In this case, the minimac run starting from the recombination frequencies determined by the original MaCH failed to converge at all, with errors for all markers. The results for original MaCH in this table row are based on the pre-phased haplotypes from original MaCH, but starting out with the recombination frequencies from the modified version, in order to allow the minimac imputation to complete at all.
Figure 2Comparison of switch error locations.

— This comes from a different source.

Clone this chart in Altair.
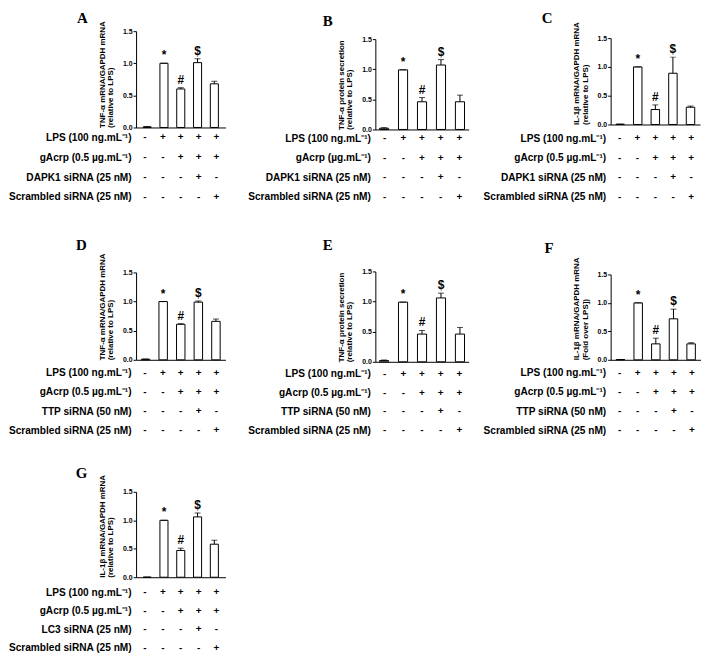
import altair as alt
import pandas as pd

# ---------------- data ----------------
conditions = ["c1", "c2", "c3", "c4", "c5"]
lps_signs = ["-", "+", "+", "+", "+"]
gacrp_signs = ["-", "-", "+", "+", "+"]
sirna_signs = ["-", "-", "-", "+", "-"]
scrambled_signs = ["-", "-", "-", "-", "+"]
sig_symbols = ["", "*", "#", "$", ""]

lps_label = "LPS (100 ng.mL\u207b\u00b9)"
gacrp_label = "gAcrp (0.5 \u00b5g.mL\u207b\u00b9)"
gacrp_label_nodose = "gAcrp (\u00b5g.mL\u207b\u00b9)"
dapk1_label = "DAPK1 siRNA (25 nM)"
ttp_label = "TTP siRNA (50 nM)"
lc3_label = "LC3 siRNA (25 nM)"
scrambled_label = "Scrambled siRNA (25 nM)"

tnf_mrna_title = ["TNF-\u03b1 mRNA/GAPDH mRNA", "(relative to LPS)"]
tnf_protein_title = ["TNF-\u03b1 protein secretion", "(relative to LPS)"]
il1b_title = ["IL-1\u03b2 mRNA/GAPDH mRNA", "(relative to LPS)"]
il1b_fold_title = ["IL-1\u03b2 mRNA/GAPDH mRNA", "(Fold over LPS])"]

a_values = [0.01, 1.00, 0.60, 1.01, 0.68]
a_errors = [0.004, 0.0, 0.02, 0.06, 0.04]
b_values = [0.02, 0.99, 0.46, 1.07, 0.46]
b_errors = [0.01, 0.0, 0.07, 0.09, 0.11]
c_values = [0.005, 1.00, 0.26, 0.89, 0.30]
c_errors = [0.0, 0.0, 0.08, 0.28, 0.02]
d_values = [0.01, 1.00, 0.61, 0.99, 0.66]
d_errors = [0.003, 0.0, 0.01, 0.02, 0.04]
e_values = [0.02, 0.99, 0.46, 1.06, 0.46]
e_errors = [0.01, 0.0, 0.06, 0.08, 0.11]
f_values = [0.005, 1.00, 0.28, 0.72, 0.28]
f_errors = [0.0, 0.0, 0.10, 0.17, 0.02]
g_values = [0.0, 1.00, 0.47, 1.06, 0.58]
g_errors = [0.0, 0.0, 0.04, 0.07, 0.07]

# ---------------- style ----------------
FONT = "Liberation Sans"
SERIF = "Liberation Serif"
INNER = 0.52


def x_scale(plot_w, outer):
    return alt.Scale(domain=conditions, range=[0, plot_w], paddingInner=INNER, paddingOuter=outer)


def bar_panel(letter, values, errors, ytitle, cell_w, plot_w, outer, cell_h, top_gap, title_off, title_dx):
    df = pd.DataFrame({"cond": conditions, "value": values, "err": errors, "sym": sig_symbols})
    xs = x_scale(plot_w, outer)
    x = alt.X("cond:N", scale=xs, sort=conditions,
              axis=alt.Axis(title=None, labels=False, ticks=False, domain=True,
                            domainColor="black", domainWidth=1, grid=False))
    ys = alt.Scale(domain=[0, 1.5], nice=False, zero=True, range=[cell_h, top_gap])
    yaxis = alt.Axis(values=[0, 0.5, 1.0, 1.5], format=".1f", grid=False,
                     domainColor="black", domainWidth=1, tickColor="black", tickSize=3,
                     tickWidth=1, labelFont=FONT, labelFontSize=7, labelFontWeight="bold",
                     labelColor="black", labelPadding=1, title=ytitle, titleFont=FONT,
                     titleFontSize=8, titleFontWeight="bold", titleColor="black",
                     titlePadding=8, titleLineHeight=8.5, titleAnchor="start")
    base = alt.Chart(df).transform_calculate(top="datum.value + datum.err").encode(x=x)
    bars = base.mark_bar(fill="white", stroke="black", strokeWidth=1).encode(
        y=alt.Y("value:Q", scale=ys, axis=yaxis))
    rules = base.mark_rule(color="black", strokeWidth=1).encode(
        y=alt.Y("value:Q", scale=ys, axis=yaxis), y2="top:Q")
    caps = base.mark_tick(color="black", thickness=1, size=6, orient="horizontal").encode(
        y=alt.Y("top:Q", scale=ys, axis=yaxis))
    syms = base.mark_text(font=FONT, fontSize=12, fontWeight="bold", baseline="alphabetic",
                          dy=-4, color="black").encode(
        y=alt.Y("top:Q", scale=ys, axis=yaxis), text="sym:N")
    return alt.layer(bars, rules, caps, syms).properties(
        width=cell_w, height=cell_h,
        title=alt.TitleParams(letter, font=SERIF, fontSize=15, fontWeight="bold",
                              anchor="start", align="center", frame="group", dx=title_dx,
                              offset=title_off, baseline="alphabetic", color="black"))


def table_panel(row_labels, cell_w, plot_w, outer, cell_h, row_start, row_end):
    records = []
    for label, signs in zip(row_labels, [lps_signs, gacrp_signs, sirna_signs, scrambled_signs]):
        for c, s in zip(conditions, signs):
            records.append({"row": label, "cond": c, "sign": s})
    df = pd.DataFrame(records)
    ys = alt.Scale(type="point", domain=row_labels, range=[row_start, row_end], padding=0)
    return alt.Chart(df).mark_text(font=FONT, fontSize=10, fontWeight="bold", color="black").encode(
        x=alt.X("cond:N", scale=x_scale(plot_w, outer), sort=conditions, axis=None),
        y=alt.Y("row:N", scale=ys, sort=row_labels,
                axis=alt.Axis(title=None, domain=False, ticks=False, grid=False,
                              labelFont=FONT, labelFontSize=10.2, labelFontWeight="bold",
                              labelColor="black", labelPadding=5, labelLimit=400)),
        text="sign:N",
    ).properties(width=cell_w, height=cell_h)


def blank():
    return alt.Chart(pd.DataFrame({"v": [0]})).mark_point(opacity=0).encode(
        x=alt.value(0), y=alt.value(0)).properties(width=1, height=1)


rows_dapk1 = [lps_label, gacrp_label, dapk1_label, scrambled_label]
rows_dapk1_b = [lps_label, gacrp_label_nodose, dapk1_label, scrambled_label]
rows_ttp = [lps_label, gacrp_label, ttp_label, scrambled_label]
rows_lc3 = [lps_label, gacrp_label, lc3_label, scrambled_label]

A = bar_panel("A", a_values, a_errors, tnf_mrna_title, 100, 90, 0.42, 97, 0, -17, -54)
B = bar_panel("B", b_values, b_errors, tnf_protein_title, 96, 94, 0.22, 99, 8, -10, -48)
C = bar_panel("C", c_values, c_errors, il1b_title, 90, 90, 0.3, 94, 7, -16, -64)
At = table_panel(rows_dapk1, 100, 90, 0.42, 143, 8, 68)
Bt = table_panel(rows_dapk1_b, 96, 94, 0.22, 143, 9, 68)
Ct = table_panel(rows_dapk1, 90, 90, 0.3, 143, 9, 68)

D = bar_panel("D", d_values, d_errors, tnf_mrna_title, 100, 90, 0.3, 89, 1, -12, -55)
E = bar_panel("E", e_values, e_errors, tnf_protein_title, 96, 94, 0.22, 91, 0, 3, -48)
F = bar_panel("F", f_values, f_errors, il1b_fold_title, 91, 91, 0.32, 89, 3, -11, -62)
Dt = table_panel(rows_ttp, 100, 90, 0.3, 131, 11, 69)
Et = table_panel(rows_ttp, 96, 94, 0.22, 131, 12, 69)
Ft = table_panel(rows_ttp, 91, 91, 0.32, 131, 11, 69)

G = bar_panel("G", g_values, g_errors, il1b_title, 100, 90, 0.42, 86, 0, -19, -55)
Gt = table_panel(rows_lc3, 100, 90, 0.42, 71, 15, 71)

cells = [A, B, C, At, Bt, Ct, D, E, F, Dt, Et, Ft, G, blank(), blank(), Gt]

chart = alt.concat(*cells, columns=3, spacing={"row": 0, "column": 141},
                   bounds="flush", align="each").properties(
    padding=0, background="white").configure_view(stroke=None)

chart.save("out.html", embed_options={"renderer": "svg", "actions": False})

Switch errors for all markers for CEU trio parents on chromosome 21 plotted in order left-right, top-down ( markers). For each marker, red color intensity indicates the switch error rate for all 30 parents using the original MaCH 1.0.17 algorithm, while green intensity indicates the error rate using our proposed modification. Hence, yellow color indicates regions where errors are shared. The issue of bad chain mixing we describe for the original algorithm manifests as contiguous (horizontal) blocks of repeated switch errors using the original approach, while the error rate using the modified algorithm is 50% lower in total. The errors in the modified algorithm consist of events more evenly distributed. Several of those error locations coincide with errors from the original method. This figure also shows that even if overall haplotype quality in terms of error rate would be acceptable, some regions can still be heavily affected, and paradoxically those regions are the ones where multiple individuals share both haplotypes identical by descent.